Description of the task ▸ Can you print the data exactly and leave out each image?
:: Material provided
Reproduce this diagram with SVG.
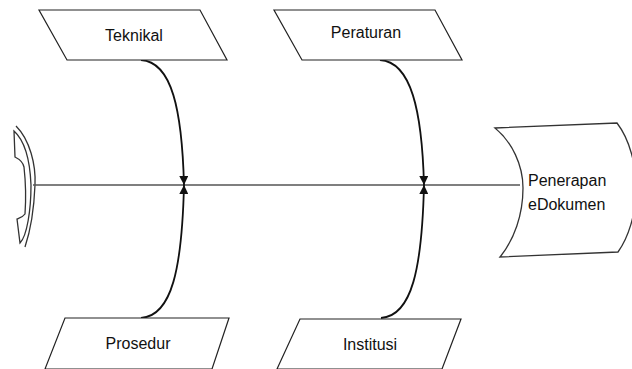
<svg xmlns="http://www.w3.org/2000/svg" width="632" height="369" viewBox="0 0 632 369">
<style>
.box{fill:#fff;stroke:#222;stroke-width:1.2}
.lbl{font-family:"Liberation Sans",Arial,sans-serif;font-size:16px;fill:#111}
.spine{stroke:#555;stroke-width:1.5;fill:none}
.bone{stroke:#111;stroke-width:1.8;fill:none}
.shape{fill:#fff;stroke:#333;stroke-width:1.3}
</style>
<defs>
<marker id="arr" viewBox="0 0 10 10" refX="10" refY="5" markerWidth="5" markerHeight="5" orient="auto-start-reverse" markerUnits="strokeWidth">
<path d="M0,0 L10,5 L0,10 Z" fill="#111"/>
</marker>
</defs>
<g id="tail">
<path class="shape" d="M16,126 C30,140 36,165 35,185 C34,210 30,232 25,247" fill="none"/>
<path class="shape" d="M14,131 L15,157 C19,159 23,162 24,167 C26,185 26,200 25,214 C23,217 19,218 17,219 L20,243 C27,236 31,210 31,185 C30,160 24,140 14,131 Z"/>
</g>
<g id="connectors">
<line class="spine" x1="33" y1="185" x2="520" y2="185"/>
<path class="bone" d="M141,60 C172,62 182,110 184,185" marker-end="url(#arr)"/>
<path class="bone" d="M141,318 C172,316 182,268 184,185" marker-end="url(#arr)"/>
<path class="bone" d="M380,60 C411,62 422,110 424,185" marker-end="url(#arr)"/>
<path class="bone" d="M381,318 C412,316 422,268 424,185" marker-end="url(#arr)"/>
</g>
<g id="head">
<path class="shape" d="M495,128 L617,123 C630,140 636,165 636,188 C636,215 628,238 618,252 L500,257 C514,240 523,215 523,188 C523,165 512,142 495,128 Z"/>
<text class="lbl" x="528" y="186">Penerapan</text>
<text class="lbl" x="528" y="210">eDokumen</text>
</g>
<g id="teknikal">
<polygon class="box" points="39,10 200,10 227,60 67,60"/>
<text class="lbl" x="134" y="41" text-anchor="middle">Teknikal</text>
</g>
<g id="peraturan">
<polygon class="box" points="274,10 435,10 462,60 302,60"/>
<text class="lbl" x="366" y="38" text-anchor="middle">Peraturan</text>
</g>
<g id="prosedur">
<polygon class="box" points="65,318 229,318 212,369 45,369"/>
<text class="lbl" x="138" y="349" text-anchor="middle">Prosedur</text>
</g>
<g id="institusi">
<polygon class="box" points="300,319 461,319 442,369 277,369"/>
<text class="lbl" x="370" y="350" text-anchor="middle">Institusi</text>
</g>
</svg>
::::
Solution to this exercise ▸
Reproduce this diagram with SVG.
<svg xmlns="http://www.w3.org/2000/svg" width="632" height="369" viewBox="0 0 632 369">
<style>
.box{fill:#fff;stroke:#222;stroke-width:1.2}
.lbl{font-family:"Liberation Sans",Arial,sans-serif;font-size:16px;fill:#111}
.spine{stroke:#555;stroke-width:1.5;fill:none}
.bone{stroke:#111;stroke-width:1.8;fill:none}
.shape{fill:#fff;stroke:#333;stroke-width:1.3}
</style>
<defs>
<marker id="arr" viewBox="0 0 10 10" refX="10" refY="5" markerWidth="5" markerHeight="5" orient="auto-start-reverse" markerUnits="strokeWidth">
<path d="M0,0 L10,5 L0,10 Z" fill="#111"/>
</marker>
</defs>
<g id="tail">
<path class="shape" d="M16,126 C30,140 36,165 35,185 C34,210 30,232 25,247" fill="none"/>
<path class="shape" d="M14,131 L15,157 C19,159 23,162 24,167 C26,185 26,200 25,214 C23,217 19,218 17,219 L20,243 C27,236 31,210 31,185 C30,160 24,140 14,131 Z"/>
</g>
<g id="connectors">
<line class="spine" x1="33" y1="185" x2="520" y2="185"/>
<path class="bone" d="M141,60 C172,62 182,110 184,185" marker-end="url(#arr)"/>
<path class="bone" d="M141,318 C172,316 182,268 184,185" marker-end="url(#arr)"/>
<path class="bone" d="M380,60 C411,62 422,110 424,185" marker-end="url(#arr)"/>
<path class="bone" d="M381,318 C412,316 422,268 424,185" marker-end="url(#arr)"/>
</g>
<g id="head">
<path class="shape" d="M495,128 L617,123 C630,140 636,165 636,188 C636,215 628,238 618,252 L500,257 C514,240 523,215 523,188 C523,165 512,142 495,128 Z"/>
<text class="lbl" x="528" y="186">Penerapan</text>
<text class="lbl" x="528" y="210">eDokumen</text>
</g>
<g id="teknikal">
<polygon class="box" points="39,10 200,10 227,60 67,60"/>
<text class="lbl" x="134" y="41" text-anchor="middle">Teknikal</text>
</g>
<g id="peraturan">
<polygon class="box" points="274,10 435,10 462,60 302,60"/>
<text class="lbl" x="366" y="38" text-anchor="middle">Peraturan</text>
</g>
<g id="prosedur">
<polygon class="box" points="65,318 229,318 212,369 45,369"/>
<text class="lbl" x="138" y="349" text-anchor="middle">Prosedur</text>
</g>
<g id="institusi">
<polygon class="box" points="300,319 461,319 442,369 277,369"/>
<text class="lbl" x="370" y="350" text-anchor="middle">Institusi</text>
</g>
</svg>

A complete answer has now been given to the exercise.